Mexican painter (born 1937)

José Zúñiga (born 1937) is a Mexican painter whose work has been exhibited both in Mexico and abroad. His work has been recognized by membership in the Salón de la Plástica Mexicana.

== Early life and education ==
Zúñiga was born in the Carmen Alto neighborhood of the Oaxaca City in 1937. In 1943, he moved with his family to Mexico City where he attended middle school, and then studied electronics at a vocational school. However, at age twenty one, he decided to study at the Escuela Nacional de Pintura, Escultura y Grabado "La Esmeralda" because of his interest in drawing. One of his teachers, Benito Messeguer, urged him to devote himself to painting. Shortly after, he began exhibiting his work in Mexico and abroad.

== Career ==
In 1969, he work received two acquisition awards from the national painting competition sponsored by CONCANACO. In 1970, he won first place in painting at the annual competition of the Salón de la Plástica Mexicana, whose technical council he joined in 1971.

From 1972 to 1975, he was in Europe on a grant from the French government to study at the School for Decorative Arts in Paris.
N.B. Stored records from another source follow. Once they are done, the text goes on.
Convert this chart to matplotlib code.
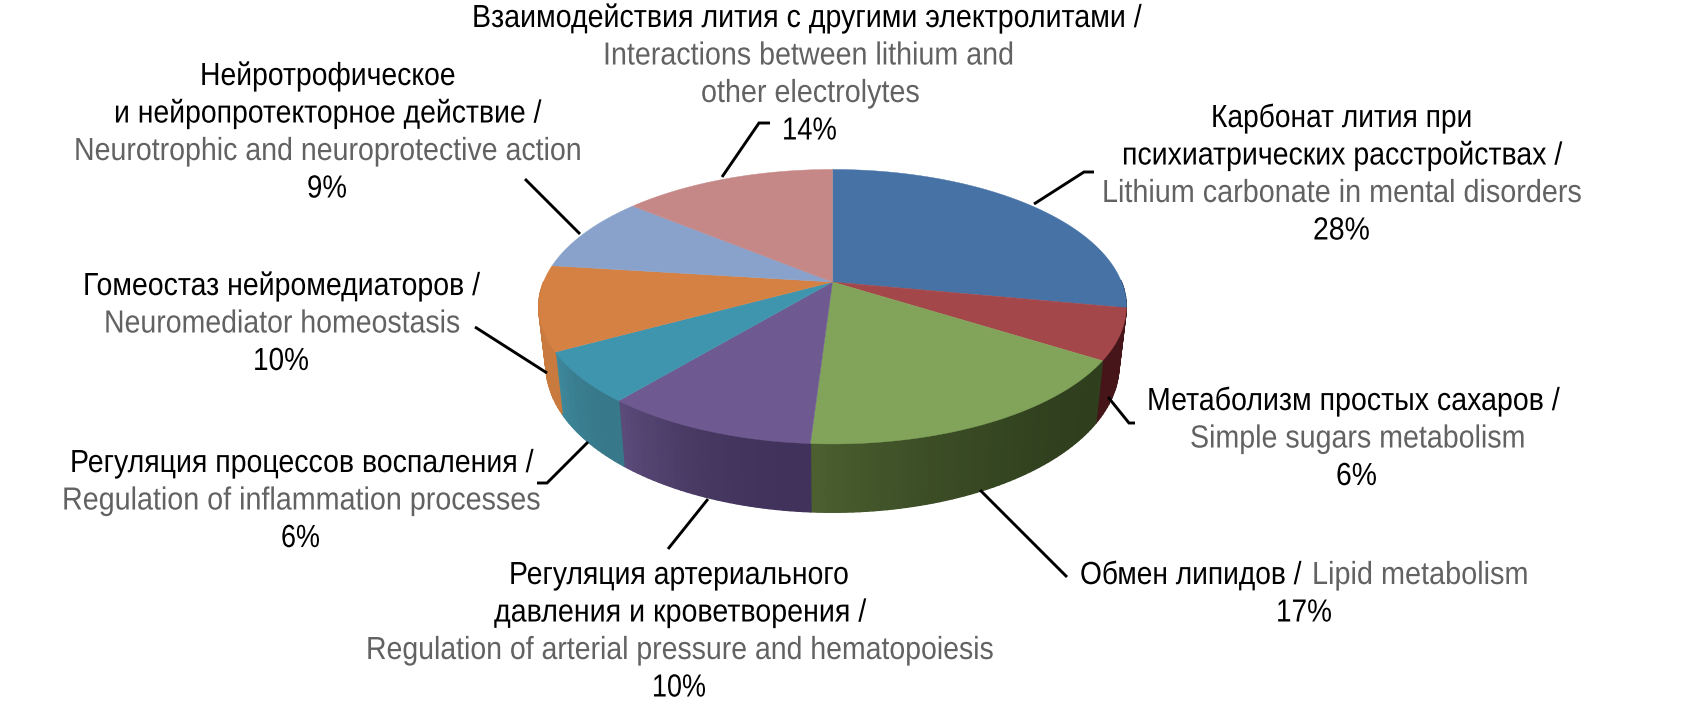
import numpy as np
import matplotlib
matplotlib.use('Agg')
import matplotlib.pyplot as plt
from matplotlib.patheffects import AbstractPathEffect
from matplotlib.transforms import Affine2D

values = [28, 6, 17, 10, 6, 10, 9, 14]
labels_ru = [
    ['Карбонат лития при', 'психиатрических расстройствах /'],
    ['Метаболизм простых сахаров /'],
    ['Обмен липидов /'],
    ['Регуляция артериального', 'давления и кроветворения /'],
    ['Регуляция процессов воспаления /'],
    ['Гомеостаз нейромедиаторов /'],
    ['Нейротрофическое', 'и нейропротекторное действие /'],
    ['Взаимодействия лития с другими электролитами /'],
]
labels_en = [
    ['Lithium carbonate in mental disorders'],
    ['Simple sugars metabolism'],
    ['Lipid metabolism'],
    ['Regulation of arterial pressure and hematopoiesis'],
    ['Regulation of inflammation processes'],
    ['Neuromediator homeostasis'],
    ['Neurotrophic and neuroprotective action'],
    ['Interactions between lithium and', 'other electrolytes'],
]
top_colors = ['#4672a6', '#a4474a', '#82a45a', '#6e5a90', '#3f95ad', '#d58144', '#88a2cb', '#c68887']
wall_left = ['#2a4468', '#451519', '#4c6030', '#5d4c7c', '#3f8a9e', '#c87a3f', '#5d6f8c', '#8a5e5d']
wall_right = ['#2a4468', '#451519', '#2f3f1e', '#40325a', '#37788a', '#c87a3f', '#5d6f8c', '#8a5e5d']

# first baseline of each label, pixels
label_y = [127, 410, 584, 584, 472, 295, 85, 27]
# left and right edge of every text line, pixels (russian, english, percent)
ru_x = [
    [(1211, 1473), (1122, 1563)],
    [(1147, 1561)],
    [(1080, 1302)],
    [(509, 850), (494, 867)],
    [(70, 535)],
    [(83, 481)],
    [(200, 456), (114, 542)],
    [(472, 1143)],
]
en_x = [
    [(1102, 1583)],
    [(1190, 1526)],
    [(1312, 1529)],
    [(366, 995)],
    [(62, 542)],
    [(104, 461)],
    [(74, 583)],
    [(603, 1015), (701, 920)],
]
pct_x = [(1313, 1370), (1336, 1377), (1276, 1332), (652, 706), (281, 320), (253, 309), (307, 347), (782, 837)]
# leader lines in pixels
leaders = [
    [(1034, 204), (1084, 172), (1094, 172)],
    [(1108, 397), (1129, 423), (1135, 423)],
    [(980, 490), (1067, 577)],
    [(708, 499), (668, 549)],
    [(588, 442), (547, 483), (537, 483)],
    [(547, 373), (475, 327)],
    [(580, 234), (525, 179)],
    [(722, 177), (759, 123), (770, 123)],
]


class Squeeze(AbstractPathEffect):
    # the condensed face of the original is not installed, so narrow the glyphs
    def __init__(self, sx, x0):
        super().__init__()
        self.sx = sx
        self.x0 = x0

    def draw_path(self, renderer, gc, tpath, affine, rgbFace=None):
        squeeze = Affine2D().translate(-self.x0, 0).scale(self.sx, 1).translate(self.x0, 0)
        renderer.draw_path(gc, tpath, affine + squeeze, rgbFace)


plt.rcParams['font.family'] = ['Liberation Sans']
fig = plt.figure(figsize=(16.83, 7.2), dpi=100)
ax = fig.add_axes([0, 0, 1, 1])
ax.set_xlim(0, 1683)
ax.set_ylim(720, 0)
ax.axis('off')
renderer = fig.canvas.get_renderer()

cx, cy = 832.5, 282
k, A, B = 0.18, 289, 132.8


def rim(a):
    # a is clockwise from 12 o'clock, camera is above the near edge
    u, v = np.sin(a), np.cos(a)
    w = 1 + k * v
    return A * u / w, B * -v / w


def hex2rgb(c):
    return np.array(matplotlib.colors.to_rgb(c))


def put_line(s, left, right, y, color):
    t = ax.text(left, y, s, color=color, fontsize=23, ha='left', va='baseline')
    width = t.get_window_extent(renderer).width
    t.set_path_effects([Squeeze((right - left) / width, left)])


fracs = np.array(values) / sum(values)
edges = np.concatenate([[0], np.cumsum(fracs)]) * 2 * np.pi

# side wall first, the top covers what is behind it
for i in range(len(values)):
    n = max(int((edges[i + 1] - edges[i]) / 0.02), 2)
    aa = np.linspace(edges[i], edges[i + 1], n + 1)
    X, Y = rim(aa)
    Xb, Yb = X * 0.975, Y * 1.07 + 57
    c0, c1 = hex2rgb(wall_right[i]), hex2rgb(wall_left[i])
    for j in range(n):
        # back half never shows
        if np.cos(aa[j]) > 0 and np.cos(aa[j + 1]) > 0:
            continue
        c = c0 + (c1 - c0) * (j / n) ** 2
        ax.fill([cx + X[j], cx + X[j + 1], cx + Xb[j + 1], cx + Xb[j]],
                [cy + Y[j], cy + Y[j + 1], cy + Yb[j + 1], cy + Yb[j]],
                color=c, lw=1.0, zorder=2)

for i in range(len(values)):
    aa = np.linspace(edges[i], edges[i + 1], 150)
    X, Y = rim(aa)
    ax.fill(np.r_[cx, cx + X], np.r_[cy, cy + Y], color=top_colors[i], lw=0.3, zorder=3)

for pts in leaders:
    xs, ys = zip(*pts)
    ax.plot(xs, ys, color='black', lw=2.1, solid_capstyle='butt', solid_joinstyle='miter', zorder=4)

lh = 37.5
for i in range(len(values)):
    y = label_y[i]
    for s, (l, r) in zip(labels_ru[i], ru_x[i]):
        put_line(s, l, r, y, 'black')
        if i != 2:
            y += lh
    for s, (l, r) in zip(labels_en[i], en_x[i]):
        put_line(s, l, r, y, '#626262')
        y += lh
    put_line(f'{values[i]}%', pct_x[i][0], pct_x[i][1], y, 'black')

fig.savefig('out.png', dpi=100)
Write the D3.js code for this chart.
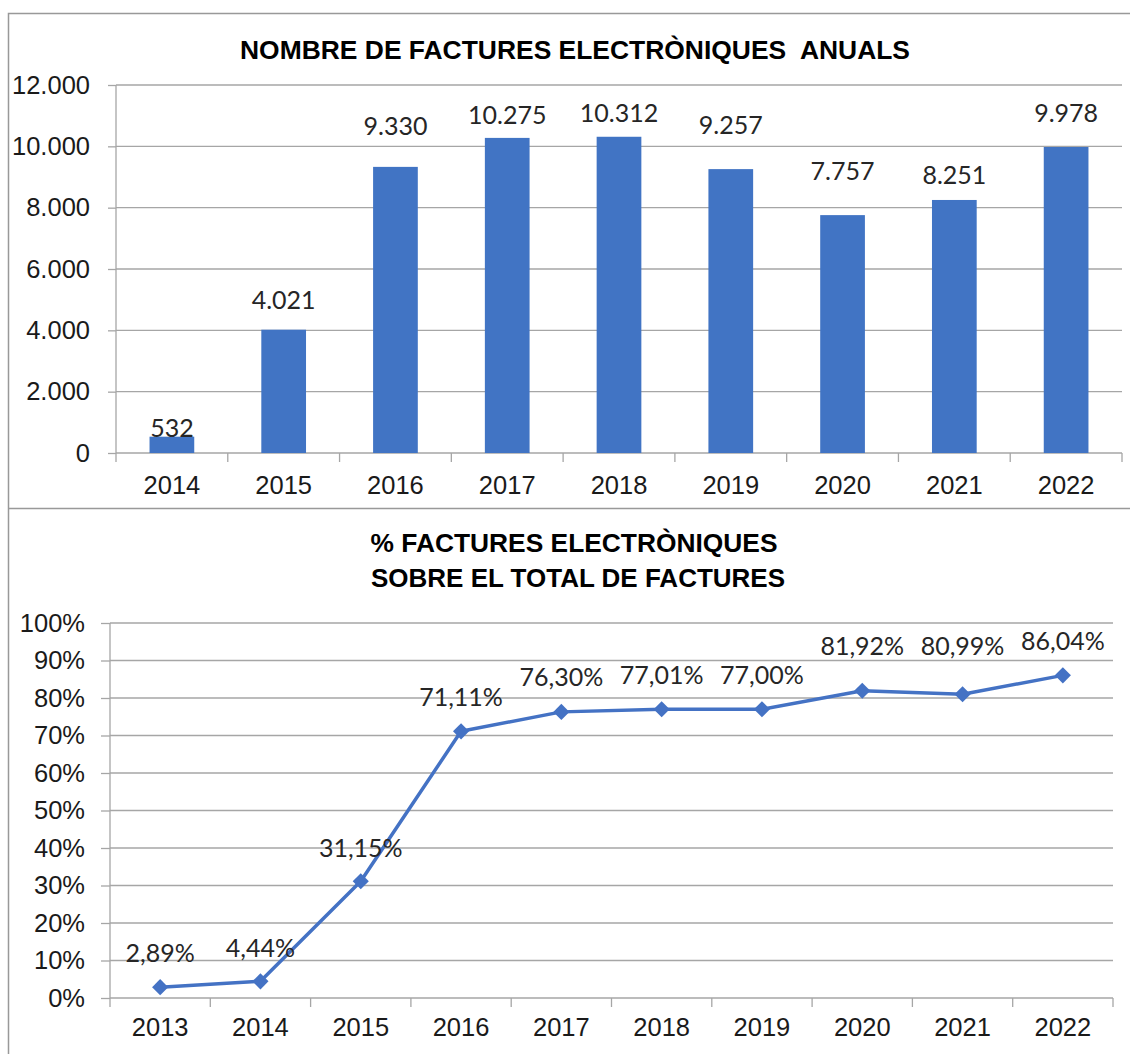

While in Europe, he traveled to countries such as Italy, Spain, the United Kingdom, Germany, Greece, Turkey, Yugoslavia and the Netherlands. He also created two murals: one was situated at the Rohner studio in 1973; the other, situated in Sardinia, was called “Homage to Pablo Neruda”. He received a second grant to return to Paris from 1980 to 1982 to write a thesis called La pintura mural Mexicana y sus aportes contemporaneous en otros paises', (Mexican mural painting and its contemporary contributions in other countries) related to his interest in urban art.

During his career, he has continued to exhibit individually both in Mexico and abroad, as well as teach at La Esmeralda, where he was director from 1991 to 1993. His works can be found in public and private collections such as those of the Museo de Arte Moderno and the Musée National d'Art Moderne in Paris.

Zúñiga was described as a neo figurative painter; he considered himself primarily a colorist. His painting method involved starting with figurative outlines, but also including abstract elements. His work was generally influenced by pre-Hispanic artwork.